§ **REQUEST**: Find every line in the records below that holds the word "code", and copy each one.

§ **INPUT**:
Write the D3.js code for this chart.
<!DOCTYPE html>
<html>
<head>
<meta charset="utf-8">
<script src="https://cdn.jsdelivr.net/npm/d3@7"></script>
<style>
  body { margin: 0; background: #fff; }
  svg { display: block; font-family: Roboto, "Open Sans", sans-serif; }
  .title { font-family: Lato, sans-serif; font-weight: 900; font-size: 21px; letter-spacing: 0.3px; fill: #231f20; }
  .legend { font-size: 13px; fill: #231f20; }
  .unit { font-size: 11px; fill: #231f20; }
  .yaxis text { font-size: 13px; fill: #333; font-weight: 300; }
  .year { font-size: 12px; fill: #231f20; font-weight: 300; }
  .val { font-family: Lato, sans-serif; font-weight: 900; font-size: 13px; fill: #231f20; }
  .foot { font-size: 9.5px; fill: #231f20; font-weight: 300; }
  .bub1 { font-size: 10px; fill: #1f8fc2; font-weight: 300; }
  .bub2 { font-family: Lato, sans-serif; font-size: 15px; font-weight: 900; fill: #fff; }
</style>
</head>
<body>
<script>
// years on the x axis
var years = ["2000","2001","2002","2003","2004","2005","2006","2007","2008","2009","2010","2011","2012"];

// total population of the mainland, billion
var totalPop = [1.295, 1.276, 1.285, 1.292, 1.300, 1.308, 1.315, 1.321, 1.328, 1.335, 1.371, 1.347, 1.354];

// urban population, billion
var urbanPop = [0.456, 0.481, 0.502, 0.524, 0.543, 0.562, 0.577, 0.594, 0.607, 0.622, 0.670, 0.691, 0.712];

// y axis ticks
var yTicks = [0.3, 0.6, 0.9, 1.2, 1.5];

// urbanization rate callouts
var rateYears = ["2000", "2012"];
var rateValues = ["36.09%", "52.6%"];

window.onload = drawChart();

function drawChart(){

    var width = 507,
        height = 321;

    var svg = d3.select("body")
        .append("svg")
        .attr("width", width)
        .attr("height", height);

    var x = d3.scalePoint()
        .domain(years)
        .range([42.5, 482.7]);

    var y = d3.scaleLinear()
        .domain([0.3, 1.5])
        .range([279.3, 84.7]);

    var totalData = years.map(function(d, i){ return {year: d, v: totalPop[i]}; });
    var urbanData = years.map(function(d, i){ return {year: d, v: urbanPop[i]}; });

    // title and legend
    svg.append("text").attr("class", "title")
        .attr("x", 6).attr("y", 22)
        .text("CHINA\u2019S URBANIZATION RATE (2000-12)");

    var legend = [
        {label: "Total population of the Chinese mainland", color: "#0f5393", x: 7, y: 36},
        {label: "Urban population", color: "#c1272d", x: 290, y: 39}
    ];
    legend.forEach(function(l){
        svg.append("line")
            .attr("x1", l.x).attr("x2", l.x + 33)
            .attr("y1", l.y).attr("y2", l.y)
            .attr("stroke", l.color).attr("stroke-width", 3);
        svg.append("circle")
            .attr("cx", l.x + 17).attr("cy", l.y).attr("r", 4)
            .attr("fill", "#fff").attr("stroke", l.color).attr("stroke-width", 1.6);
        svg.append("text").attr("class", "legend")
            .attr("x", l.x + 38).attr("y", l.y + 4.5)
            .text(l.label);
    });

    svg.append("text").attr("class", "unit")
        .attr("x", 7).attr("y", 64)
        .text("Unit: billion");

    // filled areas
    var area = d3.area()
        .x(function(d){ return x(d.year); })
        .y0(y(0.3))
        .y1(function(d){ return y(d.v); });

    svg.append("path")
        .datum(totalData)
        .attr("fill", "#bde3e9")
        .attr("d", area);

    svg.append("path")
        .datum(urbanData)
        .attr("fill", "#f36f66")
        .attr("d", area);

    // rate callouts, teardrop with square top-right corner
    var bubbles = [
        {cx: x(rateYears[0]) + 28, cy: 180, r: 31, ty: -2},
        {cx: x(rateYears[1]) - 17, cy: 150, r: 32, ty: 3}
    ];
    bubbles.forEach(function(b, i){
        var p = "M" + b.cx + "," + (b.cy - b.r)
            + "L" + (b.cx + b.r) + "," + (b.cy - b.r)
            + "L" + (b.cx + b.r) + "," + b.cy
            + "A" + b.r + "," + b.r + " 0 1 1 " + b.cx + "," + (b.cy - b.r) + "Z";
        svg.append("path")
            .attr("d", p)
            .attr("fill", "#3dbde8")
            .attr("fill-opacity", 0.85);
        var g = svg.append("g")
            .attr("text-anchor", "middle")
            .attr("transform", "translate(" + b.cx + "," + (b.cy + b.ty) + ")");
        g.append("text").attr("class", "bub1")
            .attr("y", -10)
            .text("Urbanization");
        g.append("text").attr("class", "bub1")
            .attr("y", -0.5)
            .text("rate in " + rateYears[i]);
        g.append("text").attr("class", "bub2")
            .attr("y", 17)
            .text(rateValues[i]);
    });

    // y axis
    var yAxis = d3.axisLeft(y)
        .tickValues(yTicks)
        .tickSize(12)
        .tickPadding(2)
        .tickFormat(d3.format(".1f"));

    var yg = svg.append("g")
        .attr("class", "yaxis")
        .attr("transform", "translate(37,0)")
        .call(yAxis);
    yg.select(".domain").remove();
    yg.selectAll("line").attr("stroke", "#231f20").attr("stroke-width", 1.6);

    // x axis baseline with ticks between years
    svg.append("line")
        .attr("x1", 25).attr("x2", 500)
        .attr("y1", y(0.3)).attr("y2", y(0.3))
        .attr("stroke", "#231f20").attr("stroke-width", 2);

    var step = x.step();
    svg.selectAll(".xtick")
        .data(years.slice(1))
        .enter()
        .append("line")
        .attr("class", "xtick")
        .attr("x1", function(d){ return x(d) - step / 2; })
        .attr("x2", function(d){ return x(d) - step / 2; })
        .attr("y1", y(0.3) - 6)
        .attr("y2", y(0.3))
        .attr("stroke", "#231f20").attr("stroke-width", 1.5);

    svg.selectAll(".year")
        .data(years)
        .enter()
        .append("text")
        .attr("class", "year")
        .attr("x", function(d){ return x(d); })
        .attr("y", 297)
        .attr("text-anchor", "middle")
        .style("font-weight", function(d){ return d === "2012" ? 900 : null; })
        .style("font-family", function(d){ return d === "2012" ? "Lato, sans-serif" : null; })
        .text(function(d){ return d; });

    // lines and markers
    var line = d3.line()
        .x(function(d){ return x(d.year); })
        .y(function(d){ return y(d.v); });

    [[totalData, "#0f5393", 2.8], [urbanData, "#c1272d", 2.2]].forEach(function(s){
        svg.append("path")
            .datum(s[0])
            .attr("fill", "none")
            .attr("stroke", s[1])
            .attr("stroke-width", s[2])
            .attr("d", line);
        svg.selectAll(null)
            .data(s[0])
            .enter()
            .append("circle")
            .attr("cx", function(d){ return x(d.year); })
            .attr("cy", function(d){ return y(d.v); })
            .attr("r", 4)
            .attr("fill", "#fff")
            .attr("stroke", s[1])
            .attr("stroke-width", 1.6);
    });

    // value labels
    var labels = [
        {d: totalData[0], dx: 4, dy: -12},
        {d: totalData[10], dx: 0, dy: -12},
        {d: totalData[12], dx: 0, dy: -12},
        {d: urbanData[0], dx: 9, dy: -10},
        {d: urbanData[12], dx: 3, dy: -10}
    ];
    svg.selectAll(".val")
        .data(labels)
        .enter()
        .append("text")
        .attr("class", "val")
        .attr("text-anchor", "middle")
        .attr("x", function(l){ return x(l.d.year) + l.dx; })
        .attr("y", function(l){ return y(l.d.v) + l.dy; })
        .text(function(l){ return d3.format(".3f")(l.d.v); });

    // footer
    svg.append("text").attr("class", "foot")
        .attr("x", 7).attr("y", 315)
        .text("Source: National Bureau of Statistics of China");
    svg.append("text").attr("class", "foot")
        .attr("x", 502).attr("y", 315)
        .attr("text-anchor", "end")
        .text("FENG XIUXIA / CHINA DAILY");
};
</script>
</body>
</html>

==

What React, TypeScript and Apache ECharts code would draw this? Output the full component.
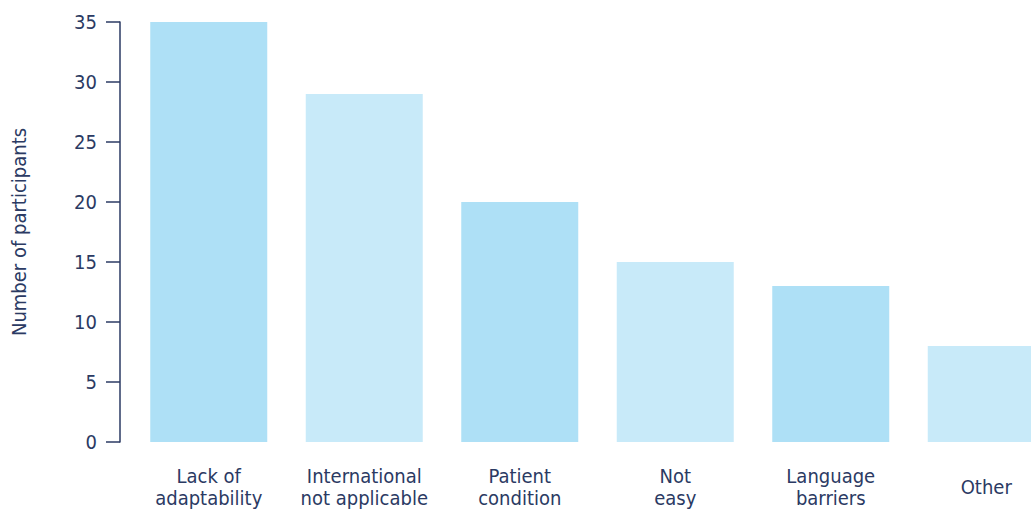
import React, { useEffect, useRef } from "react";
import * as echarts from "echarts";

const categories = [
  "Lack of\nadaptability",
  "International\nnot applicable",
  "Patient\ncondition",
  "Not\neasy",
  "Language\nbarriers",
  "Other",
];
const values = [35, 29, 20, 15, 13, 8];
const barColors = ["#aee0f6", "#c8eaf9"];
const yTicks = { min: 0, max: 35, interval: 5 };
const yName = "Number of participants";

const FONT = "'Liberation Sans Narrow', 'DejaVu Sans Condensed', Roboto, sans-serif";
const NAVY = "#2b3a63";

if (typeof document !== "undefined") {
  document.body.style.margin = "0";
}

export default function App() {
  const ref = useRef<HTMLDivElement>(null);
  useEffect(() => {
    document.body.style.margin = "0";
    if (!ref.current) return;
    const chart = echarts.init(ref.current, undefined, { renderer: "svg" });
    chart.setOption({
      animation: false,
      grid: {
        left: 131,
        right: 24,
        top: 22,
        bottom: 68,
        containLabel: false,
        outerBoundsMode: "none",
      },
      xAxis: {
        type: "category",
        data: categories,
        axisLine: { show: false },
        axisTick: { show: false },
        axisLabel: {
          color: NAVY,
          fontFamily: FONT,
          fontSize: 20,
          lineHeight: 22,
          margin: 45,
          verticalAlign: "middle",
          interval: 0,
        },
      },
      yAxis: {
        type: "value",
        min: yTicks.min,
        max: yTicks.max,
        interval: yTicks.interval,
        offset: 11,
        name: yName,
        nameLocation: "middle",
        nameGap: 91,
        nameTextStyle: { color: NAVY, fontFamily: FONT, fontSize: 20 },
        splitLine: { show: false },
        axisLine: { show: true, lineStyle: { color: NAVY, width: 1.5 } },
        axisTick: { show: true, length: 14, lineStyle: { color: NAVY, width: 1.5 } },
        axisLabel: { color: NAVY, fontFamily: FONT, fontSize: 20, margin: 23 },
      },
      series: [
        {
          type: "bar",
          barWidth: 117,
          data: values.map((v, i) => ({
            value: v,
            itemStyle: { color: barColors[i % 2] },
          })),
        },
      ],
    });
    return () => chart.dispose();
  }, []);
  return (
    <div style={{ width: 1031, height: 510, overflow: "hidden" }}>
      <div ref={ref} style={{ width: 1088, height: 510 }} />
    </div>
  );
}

§ **CORRECT RESULT**:
Write the D3.js code for this chart.
What React, TypeScript and Apache ECharts code would draw this? Output the full component.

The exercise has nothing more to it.